The National Service of Natural Areas Protected by the State (Sernanp), a department within the Ministry of the Environment, strengthens the implementation of its biological monitoring, surveillance, and control protocol in the region of protected natural areas, mostly along the coast of Peru.

As the H5N1 avian influenza virus continues to spread throughout Central and South America, veterinary officials in Peru yesterday identified influenza in sea lions and a dolphin. This is the latest confirmation of mammal detections.

As part of its reaction to outbreaks in poultry, Peru's National Agrarian Health Service (SENASA) stated that surveillance for marine species on the nation's beaches is a priority. In a statement translated and released by the infectious disease news blog Avian Flu Diary, SENASA reported tests on three sea lions found dead in Nov. and one dolphin were positive for H5N1.

In a follow-up statement, SENASA stated that at least 585 sea lions and 55,000 wild birds had been discovered dead in seven national coastal nature preserves, most likely from avian flu.

The results obtained were positive for Avian Influenza H5N1 for the species of sea lions, Humboldt penguins, booby and oystercatcher. Furthermore, information has been shared between Minsa, Senasa, Serfor and Sernanp to unify a nationwide database for prevention purposes and the adoption of measures for the protection of health against avian influenza, reports Outbreak News Today.

The reports come in addition to previous reports from the United Kingdom and H5N1 in farmed minks in Spain, as well as an increasing number of animal detections. 110 mammal species have so far been detected in the United States. A mutation in the H5N1 clade, which is spreading in birds, poultry, and an increasing number of humans, makes the virus easier for mammalian airway cells to identify.

Seven H5N1 infections in humans have been reported, all of which had intimate contact with poultry.

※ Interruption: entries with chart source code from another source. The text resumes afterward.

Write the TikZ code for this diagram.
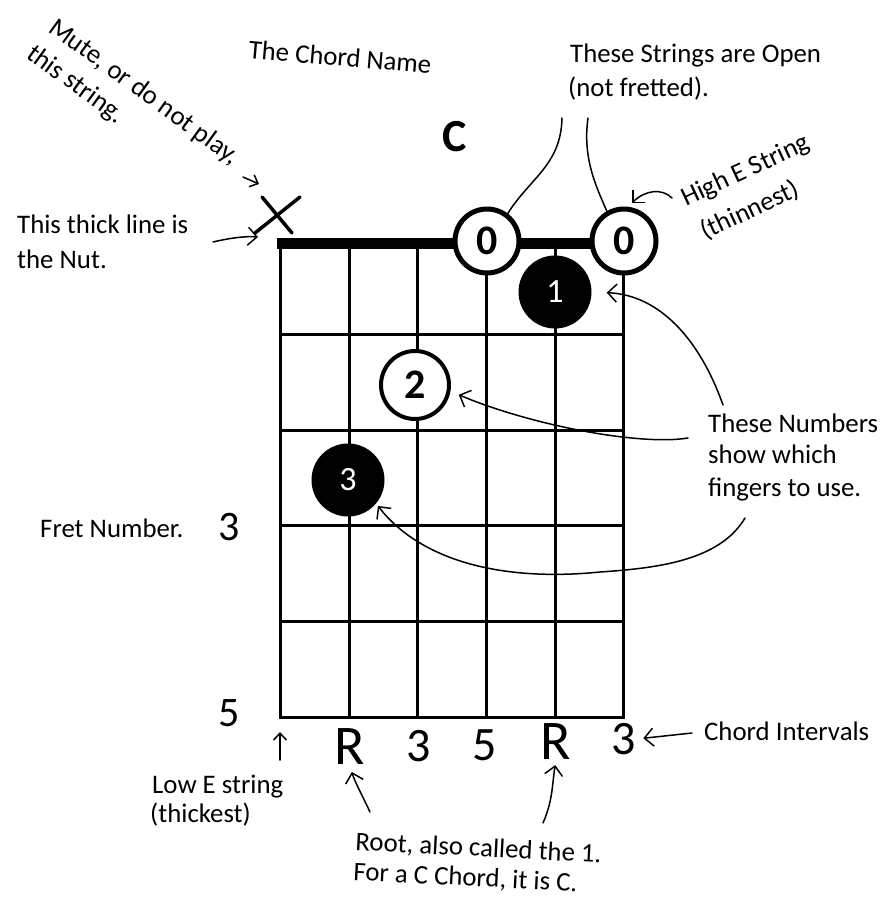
\documentclass[tikz,border=0pt]{standalone}
\usepackage{fontspec}
\setmainfont{Carlito}
\usetikzlibrary{arrows.meta}
\begin{document}
\begin{tikzpicture}[x=1pt,y=-1pt,
  gridline/.style={line width=3pt,line cap=rect},
  nutbar/.style={line width=11pt},
  mutestroke/.style={line width=3.5pt,line cap=round},
  opendot/.style={circle,draw=black,line width=5pt,fill=white,minimum size=64pt,inner sep=0pt,font=\fontsize{42}{42}\selectfont\bfseries},
  fingeropen/.style={circle,draw=black,line width=4pt,fill=white,minimum size=68pt,inner sep=0pt,font=\fontsize{42}{42}\selectfont\bfseries},
  fingerdot/.style={circle,fill=black,minimum size=73pt,inner sep=0pt,text=white,font=\fontsize{34}{34}\selectfont},
  lbl/.style={font=\fontsize{26.8}{34}\selectfont,inner sep=0pt,anchor=base west},
  hand/.style={font=\fontsize{48}{48}\selectfont,inner sep=0pt},
  handR/.style={font=\fontsize{56}{56}\selectfont,inner sep=0pt},
  fretnum/.style={font=\fontsize{42}{42}\selectfont,inner sep=0pt},
  pen/.style={line width=1.5pt,line cap=round},
  tip/.style={-{Straight Barb[length=9pt,width=18pt,line width=1.5pt]}},
  smalltip/.style={-{Straight Barb[length=7pt,width=13pt,line width=1.5pt]}}
]
\fill[white] (0,0) rectangle (892,905);
\useasboundingbox (0,0) rectangle (892,905);

% grid
\foreach \x in {280,349,417,486,555,623} \draw[gridline] (\x,243) -- (\x,717);
\foreach \y in {334,430,525,621,717} \draw[gridline] (280,\y) -- (623,\y);
\draw[nutbar] (277,243) -- (625,243);

% mute mark
\coordinate (mutex) at (277,215);
\draw[mutestroke] (262,197) -- (292,233);
\draw[mutestroke] (300,197) -- (255,233);

% open strings and fingers
\node[opendot] (o5) at (487,241) {0};
\node[opendot] (o6) at (624,241) {0};
\node[fingerdot] (f1) at (555,292) {1};
\node[fingeropen] (f2) at (415,385) {2};
\node[fingerdot] (f3) at (348,480) {3};

% labels
\node[lbl,rotate=-36] (mute1) at (47,31) {Mute, or do not play,};
\node[lbl,rotate=-36] (mute2) at (25,57) {this string.};
\node[lbl,rotate=-5] (chordlbl) at (248,58) {The Chord Name};
\node[font=\fontsize{46}{46}\selectfont\bfseries,inner sep=0pt] (chord) at (455,137) {C};
\node[lbl] (open1) at (570,62) {These Strings are Open};
\node[lbl] (open2) at (568,96) {(not fretted).};
\node[lbl,rotate=25] (high1) at (686,207) {High E String};
\node[lbl,rotate=25] (high2) at (705,240) {(thinnest)};
\node[lbl] (nut1) at (17,233) {This thick line is};
\node[lbl] (nut2) at (17,268) {the Nut.};
\node[lbl] (fretlbl) at (40,537) {Fret Number.};
\node[fretnum] (fret3) at (229,527) {3};
\node[fretnum] (fret5) at (229,713) {5};
\node[lbl] (low1) at (152,793) {Low E string};
\node[lbl] (low2) at (150,822) {(thickest)};
\node[lbl] (num1) at (708,432) {These Numbers};
\node[lbl] (num2) at (708,463) {show which};
\node[lbl] (num3) at (708,496) {fingers to use.};
\node[lbl] (intlbl) at (704,740) {Chord Intervals};
\node[lbl,rotate=-3] (root1) at (355,850) {Root, also called the 1.};
\node[lbl,rotate=-3] (root2) at (353,880) {For a C Chord, it is C.};

% intervals
\node[handR] (i1) at (350,747) {R};
\node[hand] (i2) at (419,746) {3};
\node[hand] (i3) at (485,745) {5};
\node[handR] (i4) at (556,742) {R};
\node[hand] (i5) at (624,739) {3};

% connectors
\coordinate (mutes) at (243,177);
\coordinate (mutet) at (259,184);
\draw[pen,smalltip] (mutes) -- (mutet);
\coordinate (nuts) at (213,242);
\coordinate (nutt) at (258,237);
\draw[pen,tip] (nuts) .. controls (230,238) and (245,236) .. (nutt);

\coordinate (s5top) at (562,118);
\coordinate (s6top) at (588,118);
\draw[pen] (s5top) .. controls (561,165) and (530,178) .. (o5.53);
\draw[pen] (s6top) .. controls (582,160) and (598,190) .. (o6.120);

\coordinate (highs) at (672,198);
\coordinate (hight) at (632,203);
\draw[pen,tip] (highs) .. controls (662,188) and (645,190) .. (hight);

\coordinate (a1s) at (723,405);
\coordinate (a2s) at (688,438);
\coordinate (a3s) at (745,518);
\coordinate (a3m) at (600,572);
\draw[pen,tip,shorten >=15pt] (a1s) .. controls (700,340) and (660,295) .. (f1.east);
\draw[pen,tip,shorten >=9pt] (a2s) .. controls (640,446) and (530,425) .. (f2.-10);
\draw[pen,tip,shorten >=3pt] (a3s) .. controls (720,560) and (660,568) .. (a3m)
   .. controls (500,582) and (420,560) .. (f3.-40);

\coordinate (lows) at (280,760);
\coordinate (lowt) at (280,732);
\draw[pen,smalltip] (lows) -- (lowt);

\coordinate (ints) at (692,733);
\draw[pen,tip,shorten >=7pt] (ints) -- (i5.east);

\coordinate (r1s) at (370,812);
\coordinate (r2s) at (543,823);
\draw[pen,tip,shorten >=7pt] (r1s) .. controls (362,795) and (354,780) .. (i1.south);
\draw[pen,tip,shorten >=5pt] (r2s) .. controls (553,800) and (552,785) .. (i4.south);
\end{tikzpicture}
\end{document}
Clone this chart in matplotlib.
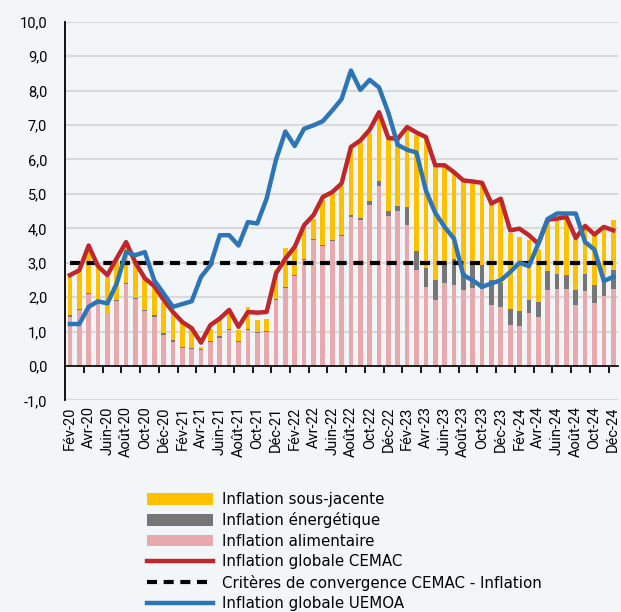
import matplotlib
matplotlib.use("Agg")
import matplotlib.pyplot as plt
import numpy as np
from matplotlib.ticker import FuncFormatter, FixedLocator

plt.rcParams['font.family'] = ['Roboto', 'DejaVu Sans']

mois = ["Jan", "Fév", "Mar", "Avr", "Mai", "Juin", "Juil", "Août", "Sep", "Oct", "Nov", "Déc"]
dates = []
for a in range(20, 25):
    for m in mois:
        dates.append(m + "-" + str(a))
dates = dates[1:]  # Fév-20 ... Déc-24

alimentaire = [1.43, 1.64, 2.09, 1.82, 1.53, 1.88, 2.38, 1.94, 1.59, 1.43,
               0.90, 0.70, 0.51, 0.50, 0.46, 0.70, 0.82, 1.06, 0.70, 1.04,
               0.95, 0.99, 1.93, 2.27, 2.61, 3.07, 3.65, 3.48, 3.63, 3.77,
               4.33, 4.24, 4.67, 5.23, 4.37, 4.50, 4.09, 2.78, 2.30, 1.91,
               2.40, 2.35, 2.20, 2.28, 2.25, 1.77, 1.72, 1.19, 1.16, 1.53,
               1.43, 2.20, 2.25, 2.25, 1.77, 2.17, 1.83, 2.03, 2.25]
energetique = [0.04, 0.02, 0.03, 0.02, 0.02, 0.05, 0.04, 0.05, 0.03, 0.04,
               0.05, 0.05, 0.05, 0.03, 0.03, 0.04, 0.04, 0.03, 0.04, 0.03,
               0.04, 0.03, 0.03, 0.04, 0.04, 0.03, 0.03, 0.04, 0.03, 0.03,
               0.05, 0.06, 0.12, 0.13, 0.13, 0.15, 0.53, 0.56, 0.55, 0.59,
               0.60, 0.77, 0.50, 0.69, 0.68, 0.72, 0.68, 0.48, 0.43, 0.38,
               0.43, 0.56, 0.43, 0.39, 0.43, 0.51, 0.52, 0.42, 0.55]
sous_jacente = [1.23, 1.09, 1.18, 1.01, 1.05, 1.12, 1.03, 0.99, 0.93, 0.88,
                0.91, 0.82, 0.72, 0.57, 0.07, 0.35, 0.52, 0.58, 0.30, 0.65,
                0.34, 0.36, 0.82, 1.13, 0.85, 0.99, 0.60, 1.29, 1.34, 1.42,
                1.95, 2.20, 1.98, 1.88, 2.10, 1.90, 2.25, 3.38, 3.78, 3.32,
                2.80, 2.48, 2.66, 2.37, 2.37, 2.21, 2.46, 2.18, 2.16, 1.74,
                1.54, 1.49, 1.57, 1.66, 1.52, 1.37, 1.45, 1.52, 1.43]
cemac = [2.64, 2.78, 3.50, 2.90, 2.64, 3.13, 3.60, 3.00, 2.55, 2.32,
         1.93, 1.57, 1.28, 1.10, 0.68, 1.19, 1.38, 1.63, 1.14, 1.57,
         1.55, 1.57, 2.69, 3.12, 3.46, 4.09, 4.38, 4.91, 5.05, 5.30,
         6.36, 6.55, 6.86, 7.37, 6.62, 6.60, 6.94, 6.78, 6.65, 5.83,
         5.83, 5.63, 5.39, 5.36, 5.32, 4.72, 4.86, 3.94, 3.99, 3.80,
         3.55, 4.25, 4.28, 4.33, 3.72, 4.07, 3.82, 4.04, 3.94]
uemoa = [1.22, 1.22, 1.72, 1.88, 1.82, 2.40, 3.31, 3.22, 3.31, 2.49,
         2.11, 1.72, 1.80, 1.88, 2.59, 2.93, 3.80, 3.80, 3.50, 4.18,
         4.14, 4.86, 5.99, 6.81, 6.39, 6.89, 6.99, 7.11, 7.42, 7.75,
         8.58, 8.02, 8.31, 8.09, 7.35, 6.42, 6.28, 6.20, 5.10, 4.45,
         4.04, 3.70, 2.64, 2.49, 2.30, 2.40, 2.49, 2.73, 3.00, 2.90,
         3.55, 4.27, 4.43, 4.43, 4.43, 3.60, 3.38, 2.47, 2.59]
critere = [3.0] * len(dates)

x = np.arange(len(dates))
alim = np.array(alimentaire)
ener = np.array(energetique)

fig = plt.figure(figsize=(6.21, 6.12), dpi=100, facecolor="#F3F6F8")
ax = fig.add_axes([0.105, 0.3456, 0.89, 0.619])
ax.set_facecolor("#F3F6F8")

w = 0.5
ax.bar(x, alim, w, color="#E8A9AC", label="Inflation alimentaire", zorder=2)
ax.bar(x, ener, w, bottom=alim, color="#767676", label="Inflation énergétique", zorder=2)
ax.bar(x, sous_jacente, w, bottom=alim + ener, color="#FFC000", label="Inflation sous-jacente", zorder=2)
ax.plot(x, critere, color="black", lw=3, dashes=(2.4, 1.6),
        label="Critères de convergence CEMAC - Inflation", zorder=3)
ax.plot(x, cemac, color="#C0272D", lw=3.2, label="Inflation globale CEMAC", zorder=4)
ax.plot(x, uemoa, color="#2E75B6", lw=3.2, label="Inflation globale UEMOA", zorder=5)

ax.set_xlim(-0.5, len(dates) - 0.5)
ax.set_ylim(-1, 10)
ax.set_yticks(np.arange(-1, 11, 1))
ax.yaxis.set_major_formatter(FuncFormatter(lambda v, p: f"{v:.1f}".replace(".", ",")))
ax.grid(axis="y", color="#D9D9D9", lw=1.5, zorder=0)
ax.tick_params(axis="y", length=0, pad=13, labelsize=10.5, colors="black")

for s in ["top", "right"]:
    ax.spines[s].set_visible(False)
ax.spines["left"].set_color("black")
ax.spines["left"].set_linewidth(1.3)
ax.spines["bottom"].set_position(("data", 0))
ax.spines["bottom"].set_color("black")
ax.spines["bottom"].set_linewidth(1.2)

ax.set_xticks(x[::2])
ax.set_xticklabels(dates[::2], rotation=90, fontsize=10.5)
ax.xaxis.set_minor_locator(FixedLocator(np.arange(1.5, len(dates) - 0.5, 2)))
ax.tick_params(axis="x", which="major", length=0, pad=29)
ax.tick_params(axis="x", which="minor", length=5, width=1.3, color="black", direction="out")

h, l = ax.get_legend_handles_labels()
ordre = ["Inflation sous-jacente", "Inflation énergétique", "Inflation alimentaire",
         "Inflation globale CEMAC", "Critères de convergence CEMAC - Inflation",
         "Inflation globale UEMOA"]
hh = [h[l.index(o)] for o in ordre]
fig.legend(hh, ordre, loc="upper left", bbox_to_anchor=(0.236, 0.196), frameon=False,
           prop={"family": ["DejaVu Sans"], "size": 10.8},
           handlelength=4.4, handleheight=0.8, handletextpad=0.6,
           labelspacing=0.36, borderpad=0, borderaxespad=0)

fig.savefig("out.png", dpi=100, facecolor=fig.get_facecolor())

While some ailments were minor, others were serious or even fatal. There have been no reports of human-to-human transmission to date, reports CIDRAP.

The highly pathogenic avian flu has been spreading quickly over a 4-month period, with occasional spillovers to people and animals, according to the World Organization for Animal Health (WOAH), which expressed worries about this last week. The most recent human instance was an Ecuadorian 9-year-old girl.

Bolivia, Colombia, Costa Rica, Ecuador, Honduras, Panama, Peru, and Venezuela are among the most recent nations to be impacted. The first high-path outbreaks in Chile in 20 years were detected.

According to WOAH, there were 70 outbreaks of avian flu in poultry during the first three weeks of Jan. and 90 occurrences involving other species, mostly in Europe but also in the Americas and Asia, resulting in 3 million birds dying or being culled. Most of the activity involves the current H5N1 subtype.

WOAH also stresses the importance of reporting outbreaks of avian influenza in unusual hosts, as it has been noted that the virus has been increasingly detected in mammals in recent months, a situation that should be monitored. It urged countries to maintain surveillance and biosecurity measures and to report the detections in a timely manner in poultry and nonpoultry species.

A regular series of outbreaks in poultry persists in the United States. The Animal and Plant Health Inspection Service (APHIS) of the US Department of Agriculture (USDA) has reported further outbreaks in three states, including Wyoming, Maine, and California, in updates during the previous several days. The majority of new outbreaks in California affect backyard flocks, however, one of the three new cases was at a commercial duck breeding facility in Merced County that had 29,100 birds.